:: Data ::

::::::::

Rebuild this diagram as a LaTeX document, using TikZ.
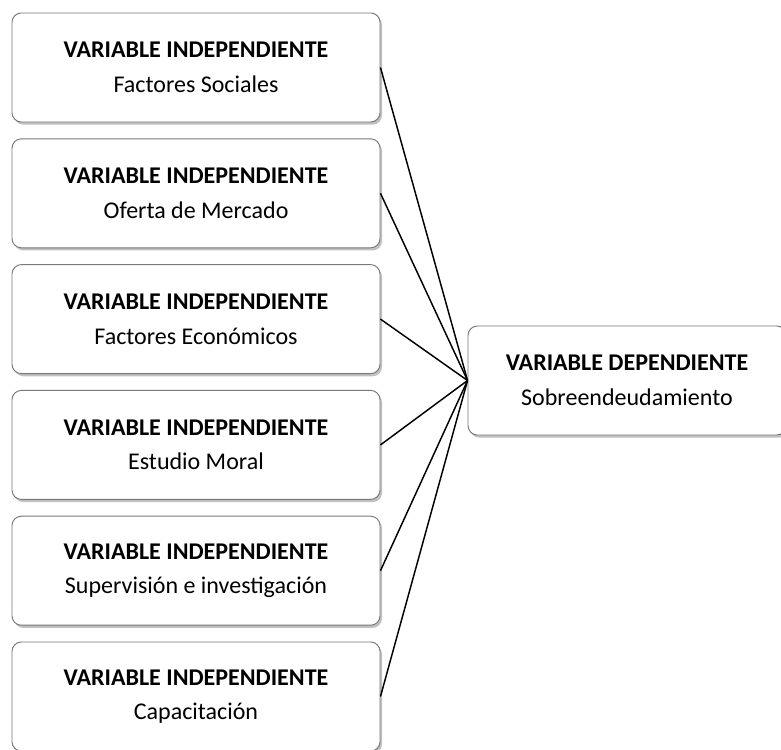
\documentclass[tikz,border=0pt]{standalone}
\usepackage{fontspec}
\setmainfont{Carlito}
\usepackage{tikz}
\usetikzlibrary{shadows}
\definecolor{boxborder}{RGB}{120,120,120}
\definecolor{boxshadow}{RGB}{150,150,150}

\begin{document}
\begin{tikzpicture}[x=0.75pt,y=-0.75pt,
    varbox/.style={draw=boxborder, line width=0.7pt, fill=white, rounded corners=7pt,
        minimum height=81.75pt, align=center,
        font=\fontsize{18}{26}\selectfont,
        drop shadow={shadow xshift=1.5pt, shadow yshift=-2pt, fill=boxshadow, opacity=0.6}},
    indep/.style={varbox, minimum width=276pt},
    dep/.style={varbox, minimum width=238.5pt},
    link/.style={line width=1.1pt}]
            \useasboundingbox (0,0) rectangle (781,749);

            % Independent variables
            \node[indep] (social) at (196,67.5) {\textbf{VARIABLE INDEPENDIENTE}\\Factores Sociales};
            \node[indep] (oferta) at (196,193.3) {\textbf{VARIABLE INDEPENDIENTE}\\Oferta de Mercado};
            \node[indep] (econ) at (196,319.1) {\textbf{VARIABLE INDEPENDIENTE}\\Factores Económicos};
            \node[indep] (moral) at (196,444.9) {\textbf{VARIABLE INDEPENDIENTE}\\Estudio Moral};
            \node[indep] (superv) at (196,570.7) {\textbf{VARIABLE INDEPENDIENTE}\\Supervisión e investigación};
            \node[indep] (capac) at (196,696.5) {\textbf{VARIABLE INDEPENDIENTE}\\Capacitación};

            % Dependent variable
            \node[dep] (sobre) at (627,380.5) {\textbf{VARIABLE DEPENDIENTE}\\Sobreendeudamiento};

            % Lines
            \draw[link] (social.east) -- (sobre.west);
            \draw[link] (oferta.east) -- (sobre.west);
            \draw[link] (econ.east) -- (sobre.west);
            \draw[link] (moral.east) -- (sobre.west);
            \draw[link] (superv.east) -- (sobre.west);
            \draw[link] (capac.east) -- (sobre.west);
\end{tikzpicture}
\end{document}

::::::::

Copy the whole of the material above exactly, but not its images.

:: Solution below ::
Rebuild this diagram as a LaTeX document, using TikZ.
\documentclass[tikz,border=0pt]{standalone}
\usepackage{fontspec}
\setmainfont{Carlito}
\usepackage{tikz}
\usetikzlibrary{shadows}
\definecolor{boxborder}{RGB}{120,120,120}
\definecolor{boxshadow}{RGB}{150,150,150}

\begin{document}
\begin{tikzpicture}[x=0.75pt,y=-0.75pt,
    varbox/.style={draw=boxborder, line width=0.7pt, fill=white, rounded corners=7pt,
        minimum height=81.75pt, align=center,
        font=\fontsize{18}{26}\selectfont,
        drop shadow={shadow xshift=1.5pt, shadow yshift=-2pt, fill=boxshadow, opacity=0.6}},
    indep/.style={varbox, minimum width=276pt},
    dep/.style={varbox, minimum width=238.5pt},
    link/.style={line width=1.1pt}]
            \useasboundingbox (0,0) rectangle (781,749);

            % Independent variables
            \node[indep] (social) at (196,67.5) {\textbf{VARIABLE INDEPENDIENTE}\\Factores Sociales};
            \node[indep] (oferta) at (196,193.3) {\textbf{VARIABLE INDEPENDIENTE}\\Oferta de Mercado};
            \node[indep] (econ) at (196,319.1) {\textbf{VARIABLE INDEPENDIENTE}\\Factores Económicos};
            \node[indep] (moral) at (196,444.9) {\textbf{VARIABLE INDEPENDIENTE}\\Estudio Moral};
            \node[indep] (superv) at (196,570.7) {\textbf{VARIABLE INDEPENDIENTE}\\Supervisión e investigación};
            \node[indep] (capac) at (196,696.5) {\textbf{VARIABLE INDEPENDIENTE}\\Capacitación};

            % Dependent variable
            \node[dep] (sobre) at (627,380.5) {\textbf{VARIABLE DEPENDIENTE}\\Sobreendeudamiento};

            % Lines
            \draw[link] (social.east) -- (sobre.west);
            \draw[link] (oferta.east) -- (sobre.west);
            \draw[link] (econ.east) -- (sobre.west);
            \draw[link] (moral.east) -- (sobre.west);
            \draw[link] (superv.east) -- (sobre.west);
            \draw[link] (capac.east) -- (sobre.west);
\end{tikzpicture}
\end{document}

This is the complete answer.